Mais ce même PP a lancé un débat plutôt approximatif sur le fait qu'à la frontière, les Marocains agresseraient régulièrement des femmes espagnoles. Les policières victimes de machisme, maltraitées à cause de leur sexe, cela ferait même l'objet d'une question du PP de Melilla au sénat espagnol, auquel le gouvernement espagnol devra répondre. Une nouvelle contre-attaque verbale, qui esquive cependant le sujet que le Maroc a évoqué dès le départ : les discriminations à la frontière de Melilla.

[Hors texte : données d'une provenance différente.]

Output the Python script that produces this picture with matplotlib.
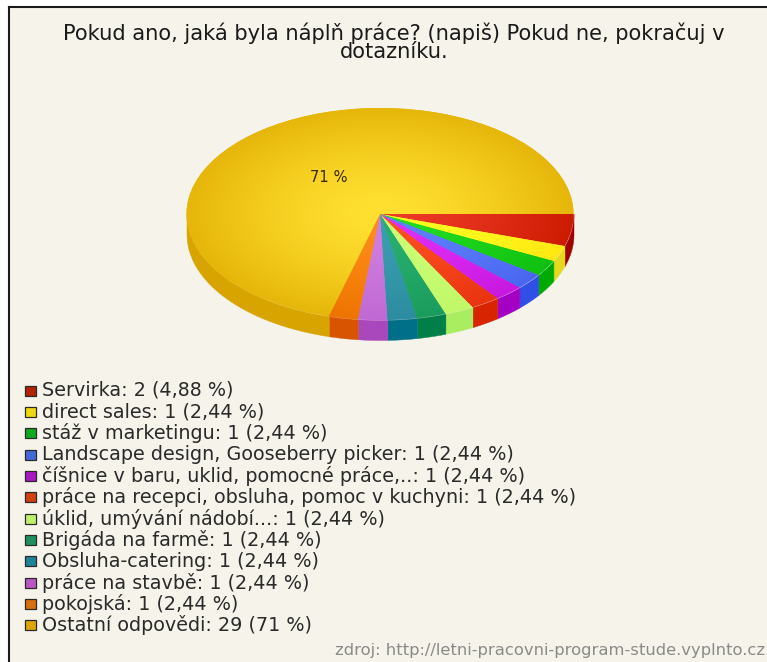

Ces discriminations, elles existent. A cette frontière, qui est devenue un des symboles forts de toute une politique migratoire espagnole et européenne restrictive, un symbole de la «forteresse Europe», il est presque normal que des dérives violentes aient lieu.
Dans ce contexte, il peut certes y avoir un agenda caché derrière les multiples déclarations marocaines à l'encontre de l'Espagne. Et il est vrai que les déclarations intransigeantes, notamment envers l'abandon de la barque de Subsahariens, étaient pour le moins inattendues. Ce n'est pas chose courante que le gouvernement marocain prenne la défense de migrants d'Afrique subsaharienne.
Mais c'est un virage qu'on ne peut qu'applaudir. Avant de faire des suppositions hasardeuses sur un agenda caché marocain, il reste à noter que les réactions du Maroc condamnent tout d'abord le mauvais traitement d'étrangers à la frontière de Melilla. Ce sujet qui mérite d'être discuté et toute transgression violente de la part des forces de l'ordre se doit d'être poursuivie. Mais derrière les débats soulevés notamment par le PP dans la presse espagnole, cette discussion et les enquêtes sur les faits semblent s'effacer. Les sardines de Mostapha Bellahcen ne sont toujours pas prêtes à réapparaître.